Repeat every line exactly, keeping the pictures out of the copy.

--- --- ---

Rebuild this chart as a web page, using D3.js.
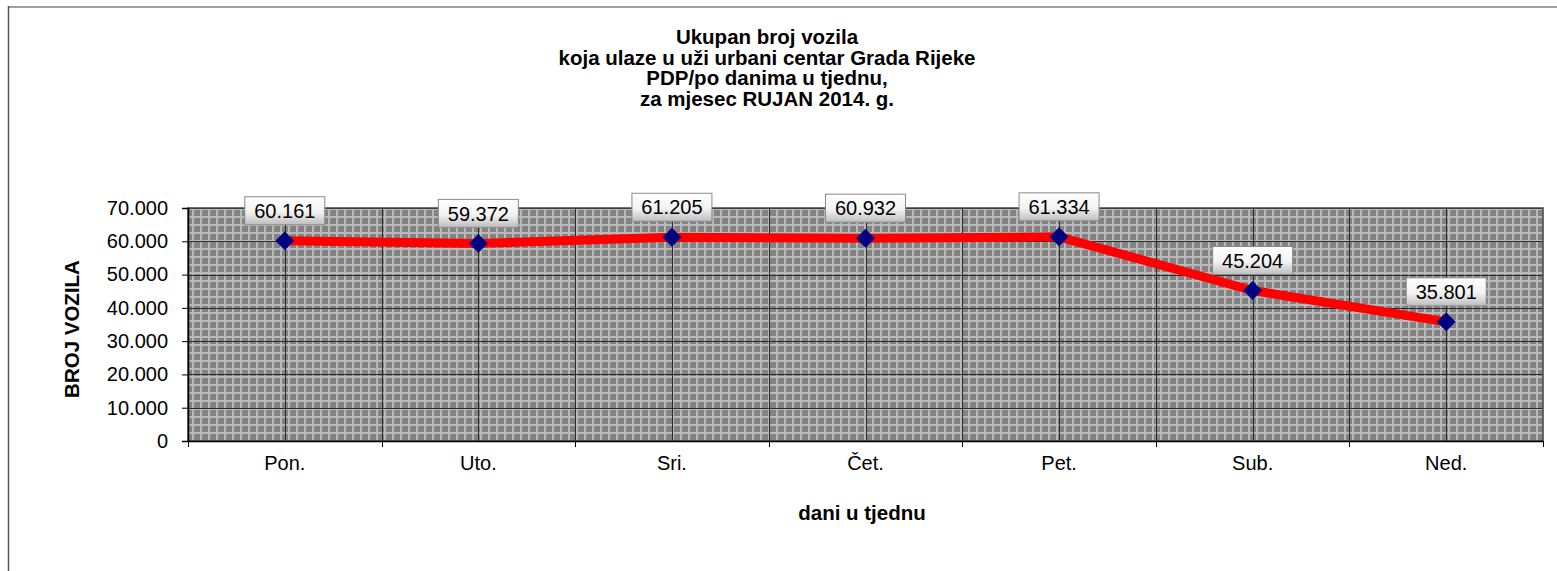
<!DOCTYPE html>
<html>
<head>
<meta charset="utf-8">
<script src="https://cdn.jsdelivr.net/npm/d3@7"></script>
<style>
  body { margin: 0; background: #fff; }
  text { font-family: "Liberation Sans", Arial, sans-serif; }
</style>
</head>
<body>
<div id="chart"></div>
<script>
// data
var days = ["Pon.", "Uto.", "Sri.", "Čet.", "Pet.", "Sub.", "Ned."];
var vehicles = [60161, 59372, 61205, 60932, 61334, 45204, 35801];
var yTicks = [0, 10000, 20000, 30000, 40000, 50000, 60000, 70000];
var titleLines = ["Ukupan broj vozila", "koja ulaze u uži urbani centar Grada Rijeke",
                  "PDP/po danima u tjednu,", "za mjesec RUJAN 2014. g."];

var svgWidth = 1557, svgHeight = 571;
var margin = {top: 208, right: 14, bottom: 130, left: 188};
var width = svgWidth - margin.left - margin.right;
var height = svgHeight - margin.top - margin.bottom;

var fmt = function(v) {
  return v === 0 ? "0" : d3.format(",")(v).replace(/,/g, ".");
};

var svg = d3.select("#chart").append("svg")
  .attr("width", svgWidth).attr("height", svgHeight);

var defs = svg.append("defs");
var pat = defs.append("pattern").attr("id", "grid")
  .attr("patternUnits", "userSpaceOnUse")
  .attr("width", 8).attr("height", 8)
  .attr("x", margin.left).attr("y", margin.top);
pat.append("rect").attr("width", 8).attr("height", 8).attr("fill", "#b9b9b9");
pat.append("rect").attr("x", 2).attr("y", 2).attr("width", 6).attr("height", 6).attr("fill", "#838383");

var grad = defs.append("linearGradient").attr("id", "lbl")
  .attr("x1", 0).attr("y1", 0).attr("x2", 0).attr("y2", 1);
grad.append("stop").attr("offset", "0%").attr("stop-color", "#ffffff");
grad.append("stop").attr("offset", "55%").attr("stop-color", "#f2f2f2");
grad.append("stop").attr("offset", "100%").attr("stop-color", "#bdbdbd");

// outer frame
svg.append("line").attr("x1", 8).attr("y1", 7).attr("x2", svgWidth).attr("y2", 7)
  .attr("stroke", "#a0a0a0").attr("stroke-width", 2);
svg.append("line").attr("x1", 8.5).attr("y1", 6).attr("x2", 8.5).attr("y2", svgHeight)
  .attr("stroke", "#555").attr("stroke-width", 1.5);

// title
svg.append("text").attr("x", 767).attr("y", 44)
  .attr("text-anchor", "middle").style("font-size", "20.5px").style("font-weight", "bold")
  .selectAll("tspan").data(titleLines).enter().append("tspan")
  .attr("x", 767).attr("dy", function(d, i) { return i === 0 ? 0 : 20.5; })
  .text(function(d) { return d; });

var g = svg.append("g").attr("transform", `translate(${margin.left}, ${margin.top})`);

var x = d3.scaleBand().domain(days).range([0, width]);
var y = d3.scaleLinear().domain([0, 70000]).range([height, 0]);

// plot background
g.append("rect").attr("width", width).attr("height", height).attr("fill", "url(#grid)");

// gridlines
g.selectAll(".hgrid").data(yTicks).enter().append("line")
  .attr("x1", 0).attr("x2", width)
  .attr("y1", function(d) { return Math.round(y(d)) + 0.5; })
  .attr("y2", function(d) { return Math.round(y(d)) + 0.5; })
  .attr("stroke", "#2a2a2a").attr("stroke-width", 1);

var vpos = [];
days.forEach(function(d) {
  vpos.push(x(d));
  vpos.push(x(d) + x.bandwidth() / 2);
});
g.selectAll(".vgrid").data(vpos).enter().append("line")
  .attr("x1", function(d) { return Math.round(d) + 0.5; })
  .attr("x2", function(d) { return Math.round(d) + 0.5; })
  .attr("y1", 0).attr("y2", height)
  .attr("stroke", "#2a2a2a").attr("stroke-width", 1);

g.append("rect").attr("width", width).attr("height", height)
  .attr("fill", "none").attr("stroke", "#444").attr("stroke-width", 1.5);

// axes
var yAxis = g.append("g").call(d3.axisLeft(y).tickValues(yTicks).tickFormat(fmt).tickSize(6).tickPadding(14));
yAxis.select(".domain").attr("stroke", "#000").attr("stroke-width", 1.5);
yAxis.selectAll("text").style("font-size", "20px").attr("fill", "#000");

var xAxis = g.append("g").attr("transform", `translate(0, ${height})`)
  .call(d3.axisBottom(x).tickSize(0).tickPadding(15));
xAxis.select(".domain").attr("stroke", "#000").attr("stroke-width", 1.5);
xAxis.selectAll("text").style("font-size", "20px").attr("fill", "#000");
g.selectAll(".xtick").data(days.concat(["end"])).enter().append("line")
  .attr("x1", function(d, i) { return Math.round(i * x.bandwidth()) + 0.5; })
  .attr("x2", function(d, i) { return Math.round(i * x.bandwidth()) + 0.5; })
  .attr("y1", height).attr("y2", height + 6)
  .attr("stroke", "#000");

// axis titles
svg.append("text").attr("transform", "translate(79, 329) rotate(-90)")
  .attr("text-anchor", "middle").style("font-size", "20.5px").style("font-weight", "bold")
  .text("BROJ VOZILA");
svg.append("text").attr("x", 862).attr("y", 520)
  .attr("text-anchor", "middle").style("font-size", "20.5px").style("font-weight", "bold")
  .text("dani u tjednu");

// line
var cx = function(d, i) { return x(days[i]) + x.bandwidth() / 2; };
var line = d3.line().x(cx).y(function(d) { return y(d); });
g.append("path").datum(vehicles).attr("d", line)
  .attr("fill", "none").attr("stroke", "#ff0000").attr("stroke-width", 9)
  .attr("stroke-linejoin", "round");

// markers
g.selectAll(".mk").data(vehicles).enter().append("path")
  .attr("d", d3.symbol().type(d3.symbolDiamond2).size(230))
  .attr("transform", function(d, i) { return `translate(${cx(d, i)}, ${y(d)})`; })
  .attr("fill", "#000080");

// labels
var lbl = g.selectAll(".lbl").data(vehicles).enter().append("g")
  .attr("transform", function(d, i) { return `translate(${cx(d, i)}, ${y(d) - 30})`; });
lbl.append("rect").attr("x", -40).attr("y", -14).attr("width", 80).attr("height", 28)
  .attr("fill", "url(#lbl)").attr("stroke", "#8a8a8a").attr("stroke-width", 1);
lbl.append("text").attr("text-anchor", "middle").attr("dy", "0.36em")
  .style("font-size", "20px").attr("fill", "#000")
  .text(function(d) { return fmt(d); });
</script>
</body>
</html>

--- --- ---

→ SOLUTION FOR THIS PROBLEM
Rebuild this chart as a web page, using D3.js.
<!DOCTYPE html>
<html>
<head>
<meta charset="utf-8">
<script src="https://cdn.jsdelivr.net/npm/d3@7"></script>
<style>
  body { margin: 0; background: #fff; }
  text { font-family: "Liberation Sans", Arial, sans-serif; }
</style>
</head>
<body>
<div id="chart"></div>
<script>
// data
var days = ["Pon.", "Uto.", "Sri.", "Čet.", "Pet.", "Sub.", "Ned."];
var vehicles = [60161, 59372, 61205, 60932, 61334, 45204, 35801];
var yTicks = [0, 10000, 20000, 30000, 40000, 50000, 60000, 70000];
var titleLines = ["Ukupan broj vozila", "koja ulaze u uži urbani centar Grada Rijeke",
                  "PDP/po danima u tjednu,", "za mjesec RUJAN 2014. g."];

var svgWidth = 1557, svgHeight = 571;
var margin = {top: 208, right: 14, bottom: 130, left: 188};
var width = svgWidth - margin.left - margin.right;
var height = svgHeight - margin.top - margin.bottom;

var fmt = function(v) {
  return v === 0 ? "0" : d3.format(",")(v).replace(/,/g, ".");
};

var svg = d3.select("#chart").append("svg")
  .attr("width", svgWidth).attr("height", svgHeight);

var defs = svg.append("defs");
var pat = defs.append("pattern").attr("id", "grid")
  .attr("patternUnits", "userSpaceOnUse")
  .attr("width", 8).attr("height", 8)
  .attr("x", margin.left).attr("y", margin.top);
pat.append("rect").attr("width", 8).attr("height", 8).attr("fill", "#b9b9b9");
pat.append("rect").attr("x", 2).attr("y", 2).attr("width", 6).attr("height", 6).attr("fill", "#838383");

var grad = defs.append("linearGradient").attr("id", "lbl")
  .attr("x1", 0).attr("y1", 0).attr("x2", 0).attr("y2", 1);
grad.append("stop").attr("offset", "0%").attr("stop-color", "#ffffff");
grad.append("stop").attr("offset", "55%").attr("stop-color", "#f2f2f2");
grad.append("stop").attr("offset", "100%").attr("stop-color", "#bdbdbd");

// outer frame
svg.append("line").attr("x1", 8).attr("y1", 7).attr("x2", svgWidth).attr("y2", 7)
  .attr("stroke", "#a0a0a0").attr("stroke-width", 2);
svg.append("line").attr("x1", 8.5).attr("y1", 6).attr("x2", 8.5).attr("y2", svgHeight)
  .attr("stroke", "#555").attr("stroke-width", 1.5);

// title
svg.append("text").attr("x", 767).attr("y", 44)
  .attr("text-anchor", "middle").style("font-size", "20.5px").style("font-weight", "bold")
  .selectAll("tspan").data(titleLines).enter().append("tspan")
  .attr("x", 767).attr("dy", function(d, i) { return i === 0 ? 0 : 20.5; })
  .text(function(d) { return d; });

var g = svg.append("g").attr("transform", `translate(${margin.left}, ${margin.top})`);

var x = d3.scaleBand().domain(days).range([0, width]);
var y = d3.scaleLinear().domain([0, 70000]).range([height, 0]);

// plot background
g.append("rect").attr("width", width).attr("height", height).attr("fill", "url(#grid)");

// gridlines
g.selectAll(".hgrid").data(yTicks).enter().append("line")
  .attr("x1", 0).attr("x2", width)
  .attr("y1", function(d) { return Math.round(y(d)) + 0.5; })
  .attr("y2", function(d) { return Math.round(y(d)) + 0.5; })
  .attr("stroke", "#2a2a2a").attr("stroke-width", 1);

var vpos = [];
days.forEach(function(d) {
  vpos.push(x(d));
  vpos.push(x(d) + x.bandwidth() / 2);
});
g.selectAll(".vgrid").data(vpos).enter().append("line")
  .attr("x1", function(d) { return Math.round(d) + 0.5; })
  .attr("x2", function(d) { return Math.round(d) + 0.5; })
  .attr("y1", 0).attr("y2", height)
  .attr("stroke", "#2a2a2a").attr("stroke-width", 1);

g.append("rect").attr("width", width).attr("height", height)
  .attr("fill", "none").attr("stroke", "#444").attr("stroke-width", 1.5);

// axes
var yAxis = g.append("g").call(d3.axisLeft(y).tickValues(yTicks).tickFormat(fmt).tickSize(6).tickPadding(14));
yAxis.select(".domain").attr("stroke", "#000").attr("stroke-width", 1.5);
yAxis.selectAll("text").style("font-size", "20px").attr("fill", "#000");

var xAxis = g.append("g").attr("transform", `translate(0, ${height})`)
  .call(d3.axisBottom(x).tickSize(0).tickPadding(15));
xAxis.select(".domain").attr("stroke", "#000").attr("stroke-width", 1.5);
xAxis.selectAll("text").style("font-size", "20px").attr("fill", "#000");
g.selectAll(".xtick").data(days.concat(["end"])).enter().append("line")
  .attr("x1", function(d, i) { return Math.round(i * x.bandwidth()) + 0.5; })
  .attr("x2", function(d, i) { return Math.round(i * x.bandwidth()) + 0.5; })
  .attr("y1", height).attr("y2", height + 6)
  .attr("stroke", "#000");

// axis titles
svg.append("text").attr("transform", "translate(79, 329) rotate(-90)")
  .attr("text-anchor", "middle").style("font-size", "20.5px").style("font-weight", "bold")
  .text("BROJ VOZILA");
svg.append("text").attr("x", 862).attr("y", 520)
  .attr("text-anchor", "middle").style("font-size", "20.5px").style("font-weight", "bold")
  .text("dani u tjednu");

// line
var cx = function(d, i) { return x(days[i]) + x.bandwidth() / 2; };
var line = d3.line().x(cx).y(function(d) { return y(d); });
g.append("path").datum(vehicles).attr("d", line)
  .attr("fill", "none").attr("stroke", "#ff0000").attr("stroke-width", 9)
  .attr("stroke-linejoin", "round");

// markers
g.selectAll(".mk").data(vehicles).enter().append("path")
  .attr("d", d3.symbol().type(d3.symbolDiamond2).size(230))
  .attr("transform", function(d, i) { return `translate(${cx(d, i)}, ${y(d)})`; })
  .attr("fill", "#000080");

// labels
var lbl = g.selectAll(".lbl").data(vehicles).enter().append("g")
  .attr("transform", function(d, i) { return `translate(${cx(d, i)}, ${y(d) - 30})`; });
lbl.append("rect").attr("x", -40).attr("y", -14).attr("width", 80).attr("height", 28)
  .attr("fill", "url(#lbl)").attr("stroke", "#8a8a8a").attr("stroke-width", 1);
lbl.append("text").attr("text-anchor", "middle").attr("dy", "0.36em")
  .style("font-size", "20px").attr("fill", "#000")
  .text(function(d) { return fmt(d); });
</script>
</body>
</html>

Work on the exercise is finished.